Aim of the exercise>
Working from the top of the listing below, retype each line through the line containing "import * as", both included, with no pictures.

***

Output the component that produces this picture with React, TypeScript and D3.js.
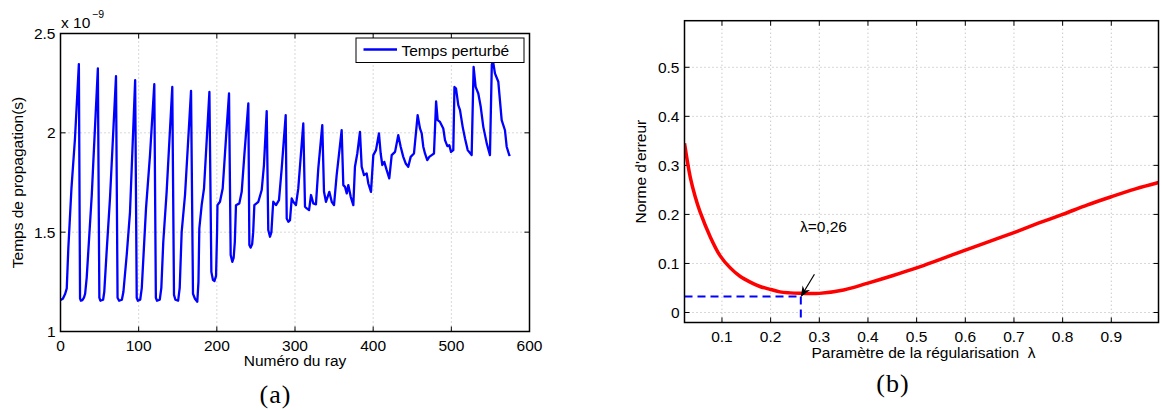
import React from "react";
import * as d3 from "d3";

// ---------- Data: panel (a) ----------
const rayIdx: number[] = [
  0, 3, 6, 8, 10, 14, 18.5, 23.5,
  25, 26, 28, 30, 31.5, 33.5, 40, 42, 47.8,
  49.7, 51, 54.5, 56, 59, 63.3, 71,
  73, 75, 78.5, 80.5, 84.7, 88.9, 95.5,
  97.5, 99, 102, 104, 109.4, 114.5, 120,
  122, 123.5, 127, 129, 131.5, 135.8, 143,
  145.2, 147, 150.5, 152.5, 155, 159.3, 167,
  169.5, 172, 175, 176.5, 177.6, 180.6, 183.6, 190.5,
  193, 195, 197, 199, 200.3, 200.8, 204, 207.5, 211.7, 215.6,
  217.7, 219.8, 221.5, 223, 224.5, 228.8, 231.8, 235.2, 240.3,
  241.6, 243.3, 245.2, 246.5, 248, 253.1, 257.4, 260.3, 263.8,
  265.8, 268, 269.8, 271.3, 272.2, 275.7, 279.5, 283, 288.1,
  289.4, 291.5, 293.6, 295.8, 297.8, 301.2, 304.2, 310.6,
  312.8, 315, 318, 320.5, 323.4, 326.8, 329.8, 334.9,
  337.1, 339.6, 343.9, 347, 349.9, 353.3, 359.7,
  361.8, 364, 366.2, 368.2, 371.3, 374.6, 376.7, 379.7, 383.1,
  385.3, 388.3, 391.7, 393.8, 397.2, 400.2, 403.6, 407.4,
  409.6, 411.7, 414.2, 417.3, 420.6, 423.7, 428, 432.1,
  435.2, 438.5, 441.6, 444.9, 448, 452.2, 456.9,
  459.9, 462.1, 464.1, 466.3, 469.2, 471.8, 474.9, 477.8, 480.5,
  482.5, 485.5, 489.7, 491.9, 494.9, 497.4, 499.6, 502.5, 504,
  506, 508.9, 511.1, 514.5, 517.5, 520.9, 526, 528.5,
  531.1, 534.5, 537.6, 540.9, 545.3, 549.4, 551.8, 553.5, 555.8, 560.1, 564.4, 568.6, 570.8, 574.1, 575.5,
];
const tempsPerturbe: number[] = [
  1.158, 1.165, 1.19, 1.217, 1.418, 1.72, 1.97, 2.346,
  1.167, 1.155, 1.158, 1.17, 1.19, 1.27, 1.687, 1.854, 2.324,
  1.17, 1.155, 1.16, 1.2, 1.4, 1.67, 2.285,
  1.17, 1.155, 1.16, 1.2, 1.385, 1.6, 2.265,
  1.17, 1.155, 1.16, 1.22, 1.62, 1.888, 2.245,
  1.17, 1.155, 1.16, 1.22, 1.452, 1.703, 2.231,
  1.184, 1.16, 1.155, 1.22, 1.5, 1.687, 2.211,
  1.19, 1.165, 1.15, 1.25, 1.519, 1.636, 1.72, 2.206,
  1.3, 1.26, 1.254, 1.28, 1.5, 1.636, 1.653, 1.72, 1.972, 2.198,
  1.385, 1.351, 1.37, 1.45, 1.636, 1.645, 1.703, 1.888, 2.148,
  1.435, 1.422, 1.44, 1.5, 1.636, 1.653, 1.712, 1.838, 2.109,
  1.511, 1.477, 1.5, 1.6, 1.653, 1.636, 1.661, 1.821, 2.089,
  1.569, 1.552, 1.56, 1.67, 1.653, 1.636, 1.72, 2.047,
  1.628, 1.62, 1.611, 1.687, 1.645, 1.64, 1.821, 2.039,
  1.703, 1.653, 1.703, 1.653, 1.636, 1.787, 2.013,
  1.737, 1.728, 1.695, 1.737, 1.678, 1.636, 1.829, 1.896, 2.005,
  1.829, 1.787, 1.796, 1.745, 1.703, 1.888, 1.913, 1.997,
  1.896, 1.838, 1.854, 1.812, 1.771, 1.888, 1.904, 1.988,
  1.93, 1.879, 1.846, 1.829, 1.879, 1.896, 2.089,
  2.022, 1.997, 1.93, 1.896, 1.863, 1.879, 1.888, 1.896, 2.158,
  2.064, 2.055, 2.022, 1.963, 1.933, 1.938, 1.904, 1.913, 2.231,
  2.223, 2.139, 2.114, 2.03, 1.972, 1.913, 1.888, 2.332,
  2.231, 2.198, 2.131, 2.03, 1.947, 1.888, 2.345, 2.357, 2.299, 2.257, 2.064, 2.013, 1.93, 1.888, 1.891,
];
const aXTicks: number[] = [0, 100, 200, 300, 400, 500, 600];
const aYTicks: number[] = [1, 1.5, 2, 2.5];

// ---------- Data: panel (b) ----------
const lambdaVals: number[] = [
  0.023, 0.035, 0.045, 0.055, 0.076, 0.096, 0.117, 0.137, 0.158, 0.178, 0.2, 0.219, 0.24, 0.26, 0.28, 0.3,
  0.35, 0.4, 0.45, 0.5, 0.55, 0.6, 0.65, 0.7, 0.75, 0.8, 0.85, 0.9, 0.95, 0.997,
];
const normeErreur: number[] = [
  0.345, 0.275, 0.236, 0.205, 0.154, 0.116, 0.091, 0.074, 0.062, 0.053, 0.047, 0.042, 0.04, 0.039, 0.0385, 0.039,
  0.046, 0.06, 0.075, 0.091, 0.109, 0.127, 0.145, 0.163, 0.182, 0.2, 0.219, 0.236, 0.252, 0.265,
];
const bXTicks: number[] = [0.1, 0.2, 0.3, 0.4, 0.5, 0.6, 0.7, 0.8, 0.9];
const bYTicks: number[] = [0, 0.1, 0.2, 0.3, 0.4, 0.5];
const lambdaOpt = 0.262;
const normeOpt = 0.0327;

const FONT = "'Liberation Sans', Arial, Helvetica, sans-serif";
const SERIF = "'Liberation Serif', 'DejaVu Serif', serif";
const TICK_FS = 15.5;
const GRID = "#b0b0b0";

export default function App() {
  const ax = d3.scaleLinear().domain([0, 600]).range([60.5, 529.5]);
  const ay = d3.scaleLinear().domain([1, 2.5]).range([331.5, 33.5]);
  const bx = d3.scaleLinear().domain([0.023, 0.997]).range([684.5, 1158.5]);
  const by = d3.scaleLinear().domain([-0.0204, 0.595]).range([322.5, 20.7]);

  const aLine = d3
    .line<number>()
    .x((_, i) => ax(rayIdx[i]))
    .y((d) => ay(d));
  const bLine = d3
    .line<number>()
    .x((_, i) => bx(lambdaVals[i]))
    .y((d) => by(d))
    .curve(d3.curveCatmullRom.alpha(0.5));

  const aL = ax(0), aR = ax(600), aT = ay(2.5), aB = ay(1);
  const bL = bx(0.023), bR = bx(0.997), bT = by(0.595), bB = by(-0.0204);
  const TL = 5;

  return (
    <svg
      width={1161}
      height={410}
      style={{ position: "absolute", left: 0, top: 0, background: "#fff" }}
      fontFamily={FONT}
    >
      <defs>
        <clipPath id="clipA">
          <rect x={aL} y={aT} width={aR - aL} height={aB - aT} />
        </clipPath>
        <clipPath id="clipB">
          <rect x={bL} y={bT} width={bR - bL} height={bB - bT} />
        </clipPath>
        <marker id="arrowHead" viewBox="0 0 10 10" refX="9" refY="5" markerWidth="9" markerHeight="9" orient="auto">
          <path d="M0,1 L10,5 L0,9 L3,5 Z" fill="#000" />
        </marker>
      </defs>

      {/* ===== Panel (a) ===== */}
      <g>
        {aXTicks.filter((t) => t > 0 && t < 600).map((t) => (
          <line key={"agx" + t} x1={ax(t)} x2={ax(t)} y1={aT} y2={aB} stroke={GRID} strokeWidth={1} strokeDasharray="1,3" />
        ))}
        {aYTicks.filter((t) => t > 1 && t < 2.5).map((t) => (
          <line key={"agy" + t} x1={aL} x2={aR} y1={ay(t)} y2={ay(t)} stroke={GRID} strokeWidth={1} strokeDasharray="1,3" />
        ))}
        {aXTicks.map((t) => (
          <g key={"atx" + t}>
            <line x1={ax(t)} x2={ax(t)} y1={aB} y2={aB - TL} stroke="#000" />
            <line x1={ax(t)} x2={ax(t)} y1={aT} y2={aT + TL} stroke="#000" />
            <text x={ax(t)} y={aB + 19} textAnchor="middle" fontSize={TICK_FS} fill="#000">
              {t}
            </text>
          </g>
        ))}
        {aYTicks.map((t) => (
          <g key={"aty" + t}>
            <line x1={aL} x2={aL + TL} y1={ay(t)} y2={ay(t)} stroke="#000" />
            <line x1={aR} x2={aR - TL} y1={ay(t)} y2={ay(t)} stroke="#000" />
            <text x={aL - 5} y={ay(t) + 5.5} textAnchor="end" fontSize={TICK_FS} fill="#000">
              {t}
            </text>
          </g>
        ))}
        <path
          d={aLine(tempsPerturbe) || ""}
          fill="none"
          stroke="#0000ff"
          strokeWidth={2.3}
          strokeLinejoin="round"
          clipPath="url(#clipA)"
        />
        <rect x={aL} y={aT} width={aR - aL} height={aB - aT} fill="none" stroke="#000" strokeWidth={1.5} />
        <text x={61} y={28} fontSize={TICK_FS} fill="#000">
          x 10
        </text>
        <text x={92} y={18} fontSize={10.5} fill="#000">
          −9
        </text>
        {/* legend */}
        <rect x={356} y={38} width={168} height={24.5} fill="#fff" stroke="#000" strokeWidth={1} />
        <line x1={363.5} x2={397} y1={49.5} y2={49.5} stroke="#0000ff" strokeWidth={2.3} />
        <text x={401.5} y={55.5} fontSize={15.5} fill="#000">
          Temps perturbé
        </text>
        <text x={(aL + aR) / 2} y={366} textAnchor="middle" fontSize={15.5} fill="#000">
          Numéro du ray
        </text>
        <text
          transform={`translate(23,${(aT + aB) / 2}) rotate(-90)`}
          textAnchor="middle"
          fontSize={15.5}
          fill="#000"
        >
          Temps de propagation(s)
        </text>
        <text x={275.5} y={403} textAnchor="middle" fontSize={26} fontFamily={SERIF} fill="#000" letterSpacing={1}>
          (a)
        </text>
      </g>

      {/* ===== Panel (b) ===== */}
      <g>
        {bXTicks.map((t) => (
          <line key={"bgx" + t} x1={bx(t)} x2={bx(t)} y1={bT} y2={bB} stroke={GRID} strokeWidth={1} strokeDasharray="1,3" />
        ))}
        {bYTicks.map((t) => (
          <line key={"bgy" + t} x1={bL} x2={bR} y1={by(t)} y2={by(t)} stroke={GRID} strokeWidth={1} strokeDasharray="1,3" />
        ))}
        {bXTicks.map((t) => (
          <g key={"btx" + t}>
            <line x1={bx(t)} x2={bx(t)} y1={bB} y2={bB - TL} stroke="#000" />
            <line x1={bx(t)} x2={bx(t)} y1={bT} y2={bT + TL} stroke="#000" />
            <text x={bx(t)} y={bB + 19} textAnchor="middle" fontSize={TICK_FS} fill="#000">
              {t}
            </text>
          </g>
        ))}
        {bYTicks.map((t) => (
          <g key={"bty" + t}>
            <line x1={bL} x2={bL + TL} y1={by(t)} y2={by(t)} stroke="#000" />
            <line x1={bR} x2={bR - TL} y1={by(t)} y2={by(t)} stroke="#000" />
            <text x={bL - 5} y={by(t) + 5.5} textAnchor="end" fontSize={TICK_FS} fill="#000">
              {t}
            </text>
          </g>
        ))}
        <g clipPath="url(#clipB)">
          <line x1={bL} x2={bx(lambdaOpt)} y1={by(normeOpt)} y2={by(normeOpt)} stroke="#0000ff" strokeWidth={2} strokeDasharray="8,5" />
          <line x1={bx(lambdaOpt)} x2={bx(lambdaOpt)} y1={by(normeOpt)} y2={bB} stroke="#0000ff" strokeWidth={2} strokeDasharray="8,5" />
        </g>
        <path
          d={bLine(normeErreur) || ""}
          fill="none"
          stroke="#ff0000"
          strokeWidth={3.5}
          strokeLinejoin="round"
          clipPath="url(#clipB)"
        />
        <line
          x1={bx(0.29)}
          y1={by(0.078)}
          x2={bx(lambdaOpt) + 0.5}
          y2={by(normeOpt) - 0.5}
          stroke="#000"
          strokeWidth={1.2}
          markerEnd="url(#arrowHead)"
        />
        <text x={800} y={232} fontSize={15.5} fill="#000">
          λ=0,26
        </text>
        <rect x={bL} y={bT} width={bR - bL} height={bB - bT} fill="none" stroke="#000" strokeWidth={1.5} />
        <text x={(bL + bR) / 2 + 2} y={358} textAnchor="middle" fontSize={15.5} fill="#000" style={{ whiteSpace: "pre" }}>
          {"Paramètre de la régularisation  λ"}
        </text>
        <text
          transform={`translate(646,${(bT + bB) / 2}) rotate(-90)`}
          textAnchor="middle"
          fontSize={15.5}
          fill="#000"
        >
          Norme d'erreur
        </text>
        <text x={893} y={392} textAnchor="middle" fontSize={26} fontFamily={SERIF} fill="#000" letterSpacing={1}>
          (b)
        </text>
      </g>
    </svg>
  );
}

***

Correct output>
Output the component that produces this picture with React, TypeScript and D3.js.
import React from "react";
import * as d3 from "d3";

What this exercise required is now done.